Are there similarities to the way DAOs and religions operate?
- This is a big thing missed in silicon valley and startup culture
- Most prior examples of challenges to state sovereignty involve religion.
- Code can be seen as scripture
- Part of what is scary about autonomous software is the notion of a god/non-human entity making decisions which affect us.
- Through research/experiment has found it is hard to not build an authoritarian organisational structures.
- Interested in testing these systems now
- Concerned that current state-run programs are building platforms that never forget inside institutions that never forgive.
- Imperative to understand these systems before it is too late.
How do we proceed safely down the path of creating these systems?
- Some friends surveyed the blockchain space 12 months prior – 98% vaporware
- This has since changed. Examples given:
- Colony
- Backfeed
- Aragon
- It is important that a plurality of types of organisations adopt tools as soon as possible
- Also important not top simply replicate existing structure in new medium
- Many blockchain music startups erroneously imitate spotify
- When true industry participants begin building platforms to serve their industries we will see real progress made.
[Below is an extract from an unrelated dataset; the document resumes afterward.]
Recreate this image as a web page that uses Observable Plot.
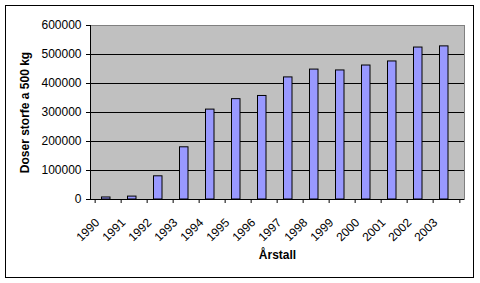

- Sees misconceptions about what the art world needs.
- As in permaculture, before beginning work, it is important to observe the environment for a sufficient period of time.
How did you meet Trent McConaghy of BigchainDB?
- Working on a festival called Transmediale
- Trent and Marsha reached out to pitch the Ascribe Platform
- Initially skeptical
- Understood storing of cultural objects over time
- Trent & Marsha saw the potential of neutral museums to support blockchains
- Liked the thinking.
- As they were building out the infrastructure for Ascribe, pivoited to BigchainDB
What do you find exciting about blockchain technology and the way it might interact with Art?
- Wants to see a renaissance in the way cultural practitioners self-organise, a re-exploration of guild-like structures and development of novel structures.
- To escape the commercial side of the art world.
- To break the control of museums over the representation of time and the structure of history.
Could you relate the sale of cryptographic tokens to the sale of art?
- They are totally irrational markets
- It is often forgotten how bizarre this moment is
- The replicability of ethereum and valuable blockchain infrastructure is amazing. Especially in light of the fact that unknown people all over the world are contributing financially to its development.
- It is deeply disruptive to silicon valley.
- ICOs are the opposite of the hard work of silicon valley – put a vague idea out there, collect tons of money, then figure out how to deliver
- This is destructive not purely because of scams.
- It is because most people do the silicon valley thing because they want to get rich. With ICOs the money comes before the work.
- This disrupts the ability to produce things of value.
- There is an opportunity to change the ownership model of art – elites or states own art.
- The ICO model opens the opportunity for crowd ownership of culture.